Bounds and Constructions of $\ell$-Read Codes under the Hamming Metric
Yubo Sun, Gennian Ge
TL;DR
The paper studies $\ell$-read codes under the Hamming metric arising from nanopore read models, with a focus on $\ell=2$ and minimum distances $d\in\{3,4,5\}$, and extends to general $\ell$ for $d=3$. It provides a detailed structural characterization of when two sequences have a given $2$-read distance, and develops both lower and upper bounds on redundancy, achieving near-optimal results for several regimes. A key contribution is linking $2$-read $(n,3)_q$-codes to classical single-insertion reconstruction codes and improving redundancy bounds in insertion/deletion reconstruction settings, including tight results for $q=2$. The work also introduces constructive methods to build $\ell$-read codes with small redundancy by incorporating positional information and VT-type constraints, and extends the reconstruction-model framework to $\ell$-read codes, offering practical implications for robust data recovery in DNA storage systems.
Abstract
Nanopore sequencing is a promising technology for DNA sequencing.
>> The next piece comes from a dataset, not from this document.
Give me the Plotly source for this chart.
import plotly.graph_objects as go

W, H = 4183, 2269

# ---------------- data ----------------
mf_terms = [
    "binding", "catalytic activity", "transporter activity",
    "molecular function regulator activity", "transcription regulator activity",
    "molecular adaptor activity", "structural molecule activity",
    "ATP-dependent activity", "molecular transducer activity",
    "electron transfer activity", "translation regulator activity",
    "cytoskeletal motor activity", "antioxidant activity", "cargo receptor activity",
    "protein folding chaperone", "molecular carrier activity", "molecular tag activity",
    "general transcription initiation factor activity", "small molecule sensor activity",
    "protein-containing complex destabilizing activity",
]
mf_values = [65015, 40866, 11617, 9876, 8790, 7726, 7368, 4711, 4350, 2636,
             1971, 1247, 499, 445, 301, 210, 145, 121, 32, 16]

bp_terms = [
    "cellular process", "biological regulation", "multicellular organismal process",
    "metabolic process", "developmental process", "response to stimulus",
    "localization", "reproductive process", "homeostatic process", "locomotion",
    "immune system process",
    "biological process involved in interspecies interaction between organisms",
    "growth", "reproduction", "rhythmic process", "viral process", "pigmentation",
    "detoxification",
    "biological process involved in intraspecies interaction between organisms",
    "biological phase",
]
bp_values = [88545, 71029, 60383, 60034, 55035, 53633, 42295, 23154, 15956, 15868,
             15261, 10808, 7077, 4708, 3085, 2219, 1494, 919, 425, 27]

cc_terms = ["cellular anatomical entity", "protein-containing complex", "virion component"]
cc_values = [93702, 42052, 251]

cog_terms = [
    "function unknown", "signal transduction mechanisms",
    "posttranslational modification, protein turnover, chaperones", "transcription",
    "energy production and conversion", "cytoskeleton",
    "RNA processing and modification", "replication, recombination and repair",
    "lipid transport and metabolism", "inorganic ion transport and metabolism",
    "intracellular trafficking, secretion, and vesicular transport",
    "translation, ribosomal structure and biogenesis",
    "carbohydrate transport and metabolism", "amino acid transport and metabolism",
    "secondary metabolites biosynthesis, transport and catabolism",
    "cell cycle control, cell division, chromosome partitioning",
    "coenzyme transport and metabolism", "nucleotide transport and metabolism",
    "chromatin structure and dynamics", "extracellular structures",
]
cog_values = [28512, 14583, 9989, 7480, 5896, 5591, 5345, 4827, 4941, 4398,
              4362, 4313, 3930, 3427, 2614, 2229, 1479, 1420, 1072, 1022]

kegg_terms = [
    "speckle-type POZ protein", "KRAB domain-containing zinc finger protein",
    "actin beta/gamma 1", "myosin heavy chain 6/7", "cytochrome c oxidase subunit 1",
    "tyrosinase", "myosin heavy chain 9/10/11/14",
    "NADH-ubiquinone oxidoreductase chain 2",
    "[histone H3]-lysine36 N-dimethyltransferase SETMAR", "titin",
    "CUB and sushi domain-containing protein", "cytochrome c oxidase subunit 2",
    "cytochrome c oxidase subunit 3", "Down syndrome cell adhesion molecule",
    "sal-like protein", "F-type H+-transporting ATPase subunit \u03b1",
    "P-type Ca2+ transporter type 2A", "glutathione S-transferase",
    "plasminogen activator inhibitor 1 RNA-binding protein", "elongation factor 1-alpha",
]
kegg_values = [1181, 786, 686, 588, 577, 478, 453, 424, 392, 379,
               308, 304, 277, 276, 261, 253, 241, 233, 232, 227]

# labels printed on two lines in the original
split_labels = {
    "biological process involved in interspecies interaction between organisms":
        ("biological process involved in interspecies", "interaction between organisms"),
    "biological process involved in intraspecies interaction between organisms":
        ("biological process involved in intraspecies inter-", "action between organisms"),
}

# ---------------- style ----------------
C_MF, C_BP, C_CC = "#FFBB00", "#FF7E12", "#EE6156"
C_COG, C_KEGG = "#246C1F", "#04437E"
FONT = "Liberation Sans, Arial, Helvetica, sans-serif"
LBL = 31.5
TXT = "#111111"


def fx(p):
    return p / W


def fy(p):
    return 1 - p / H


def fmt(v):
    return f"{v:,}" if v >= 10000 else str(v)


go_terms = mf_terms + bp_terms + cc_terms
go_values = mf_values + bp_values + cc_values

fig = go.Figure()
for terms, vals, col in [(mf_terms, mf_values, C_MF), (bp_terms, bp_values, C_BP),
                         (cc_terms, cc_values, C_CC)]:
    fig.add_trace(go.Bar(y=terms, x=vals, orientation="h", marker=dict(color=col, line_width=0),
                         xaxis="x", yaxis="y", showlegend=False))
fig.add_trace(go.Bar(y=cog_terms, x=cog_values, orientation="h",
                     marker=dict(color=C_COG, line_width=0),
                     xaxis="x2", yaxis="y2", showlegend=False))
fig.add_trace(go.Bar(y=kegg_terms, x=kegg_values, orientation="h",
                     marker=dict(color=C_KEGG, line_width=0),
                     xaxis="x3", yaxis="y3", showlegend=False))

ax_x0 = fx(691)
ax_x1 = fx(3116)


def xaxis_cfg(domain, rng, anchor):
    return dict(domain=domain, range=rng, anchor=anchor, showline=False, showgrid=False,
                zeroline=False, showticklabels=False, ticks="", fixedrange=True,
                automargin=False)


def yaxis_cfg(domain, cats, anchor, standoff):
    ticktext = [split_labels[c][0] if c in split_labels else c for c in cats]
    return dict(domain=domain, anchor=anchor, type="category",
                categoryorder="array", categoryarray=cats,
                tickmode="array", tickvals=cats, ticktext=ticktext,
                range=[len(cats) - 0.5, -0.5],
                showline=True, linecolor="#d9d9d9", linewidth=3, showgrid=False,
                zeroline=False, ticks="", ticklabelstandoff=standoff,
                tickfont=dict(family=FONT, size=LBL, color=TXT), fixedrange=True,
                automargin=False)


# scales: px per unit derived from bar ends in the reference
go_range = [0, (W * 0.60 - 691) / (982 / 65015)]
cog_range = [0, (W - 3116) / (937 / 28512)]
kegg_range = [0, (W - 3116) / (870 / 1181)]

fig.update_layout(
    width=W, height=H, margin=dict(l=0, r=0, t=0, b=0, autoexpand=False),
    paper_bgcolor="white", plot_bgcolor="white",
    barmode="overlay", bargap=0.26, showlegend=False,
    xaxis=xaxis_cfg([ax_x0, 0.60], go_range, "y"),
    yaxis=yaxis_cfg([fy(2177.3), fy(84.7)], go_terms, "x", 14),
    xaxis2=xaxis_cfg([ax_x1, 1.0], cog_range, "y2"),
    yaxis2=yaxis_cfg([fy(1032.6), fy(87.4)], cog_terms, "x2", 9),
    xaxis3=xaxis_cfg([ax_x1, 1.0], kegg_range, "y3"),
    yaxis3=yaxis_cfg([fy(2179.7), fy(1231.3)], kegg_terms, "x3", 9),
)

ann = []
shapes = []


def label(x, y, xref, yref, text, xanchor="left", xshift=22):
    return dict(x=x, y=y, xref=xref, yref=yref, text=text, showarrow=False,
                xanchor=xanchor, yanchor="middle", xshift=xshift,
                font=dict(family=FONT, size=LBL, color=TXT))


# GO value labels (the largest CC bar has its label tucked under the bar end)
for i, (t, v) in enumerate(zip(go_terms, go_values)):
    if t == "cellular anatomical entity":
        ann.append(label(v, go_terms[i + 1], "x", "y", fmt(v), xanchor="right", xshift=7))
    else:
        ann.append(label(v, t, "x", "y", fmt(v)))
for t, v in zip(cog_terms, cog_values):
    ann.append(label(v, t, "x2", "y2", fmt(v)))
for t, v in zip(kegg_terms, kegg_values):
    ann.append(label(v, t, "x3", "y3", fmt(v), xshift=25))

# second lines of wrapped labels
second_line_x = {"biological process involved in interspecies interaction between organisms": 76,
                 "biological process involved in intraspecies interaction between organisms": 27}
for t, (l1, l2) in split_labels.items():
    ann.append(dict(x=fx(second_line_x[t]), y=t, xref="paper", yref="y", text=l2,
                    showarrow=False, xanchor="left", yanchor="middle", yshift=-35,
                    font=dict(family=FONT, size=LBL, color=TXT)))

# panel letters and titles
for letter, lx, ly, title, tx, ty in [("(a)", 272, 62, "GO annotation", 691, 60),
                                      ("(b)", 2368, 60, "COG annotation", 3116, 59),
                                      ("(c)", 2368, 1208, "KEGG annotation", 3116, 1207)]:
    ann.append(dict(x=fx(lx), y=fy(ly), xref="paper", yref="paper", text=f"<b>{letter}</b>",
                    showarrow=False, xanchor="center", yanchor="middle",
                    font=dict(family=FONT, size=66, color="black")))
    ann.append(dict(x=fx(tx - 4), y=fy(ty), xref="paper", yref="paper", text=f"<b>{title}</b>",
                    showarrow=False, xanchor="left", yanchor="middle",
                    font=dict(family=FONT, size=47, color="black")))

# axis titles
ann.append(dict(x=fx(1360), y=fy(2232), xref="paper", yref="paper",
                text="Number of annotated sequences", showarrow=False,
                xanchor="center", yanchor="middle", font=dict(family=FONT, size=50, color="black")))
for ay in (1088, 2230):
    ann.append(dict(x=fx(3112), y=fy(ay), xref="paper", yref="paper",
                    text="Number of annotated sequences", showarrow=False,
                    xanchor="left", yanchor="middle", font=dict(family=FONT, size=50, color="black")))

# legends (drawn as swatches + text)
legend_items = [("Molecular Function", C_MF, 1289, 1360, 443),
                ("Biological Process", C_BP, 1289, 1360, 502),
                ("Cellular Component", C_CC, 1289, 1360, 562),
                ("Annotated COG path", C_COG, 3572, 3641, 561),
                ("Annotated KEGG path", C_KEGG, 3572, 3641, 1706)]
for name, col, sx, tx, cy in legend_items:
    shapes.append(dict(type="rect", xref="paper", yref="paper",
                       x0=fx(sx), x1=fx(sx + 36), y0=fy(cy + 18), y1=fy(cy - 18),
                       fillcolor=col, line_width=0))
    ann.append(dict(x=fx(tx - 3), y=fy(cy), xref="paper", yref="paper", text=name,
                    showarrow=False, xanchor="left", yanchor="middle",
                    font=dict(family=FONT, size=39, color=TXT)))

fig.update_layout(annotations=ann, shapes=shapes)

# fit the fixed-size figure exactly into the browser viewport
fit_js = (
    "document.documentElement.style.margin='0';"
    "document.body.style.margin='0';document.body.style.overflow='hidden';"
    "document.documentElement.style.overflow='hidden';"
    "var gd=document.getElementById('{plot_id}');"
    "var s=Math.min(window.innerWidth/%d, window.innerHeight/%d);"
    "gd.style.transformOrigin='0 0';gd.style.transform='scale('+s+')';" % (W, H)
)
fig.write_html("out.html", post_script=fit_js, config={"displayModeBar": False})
In this paper, we investigate a specific model of the nanopore sequencer, which takes a $q$-ary sequence of length $n$ as input and outputs a vector of length $n+\ell-1$ referred to as an $\ell$-read vector where the $i$-th entry is a multi-set composed of the $\ell$ elements located between the $(i-\ell+1)$-th and $i$-th positions of the input sequence. Considering the presence of substitution errors in the output vector, we study $\ell$-read codes under the Hamming metric. An $\ell$-read $(n,d)_q$-code is a set of $q$-ary sequences of length $n$ in which the Hamming distance between $\ell$-read vectors of any two distinct sequences is at least $d$. We first improve the result of Banerjee \emph{et al.}, who studied $\ell$-read $(n,d)_q$-codes with the constraint $\ell\geq 3$ and $d=3$. Then, we investigate the bounds and constructions of $2$-read codes with a minimum distance of $3$, $4$, and $5$, respectively. Our results indicate that when $d \in \{3,4\}$, the optimal redundancy of $2$-read $(n,d)_q$-codes is $o(\log_q n)$, while for $d=5$ it is $\log_q n+o(\log_q n)$. Additionally, we establish an equivalence between $2$-read $(n,3)_q$-codes and classical $q$-ary single-insertion reconstruction codes using two noisy reads. We improve the lower bound on the redundancy of classical $q$-ary single-insertion reconstruction codes as well as the upper bound on the redundancy of classical $q$-ary single-deletion reconstruction codes when using two noisy reads. Finally, we study $\ell$-read codes under the reconstruction model.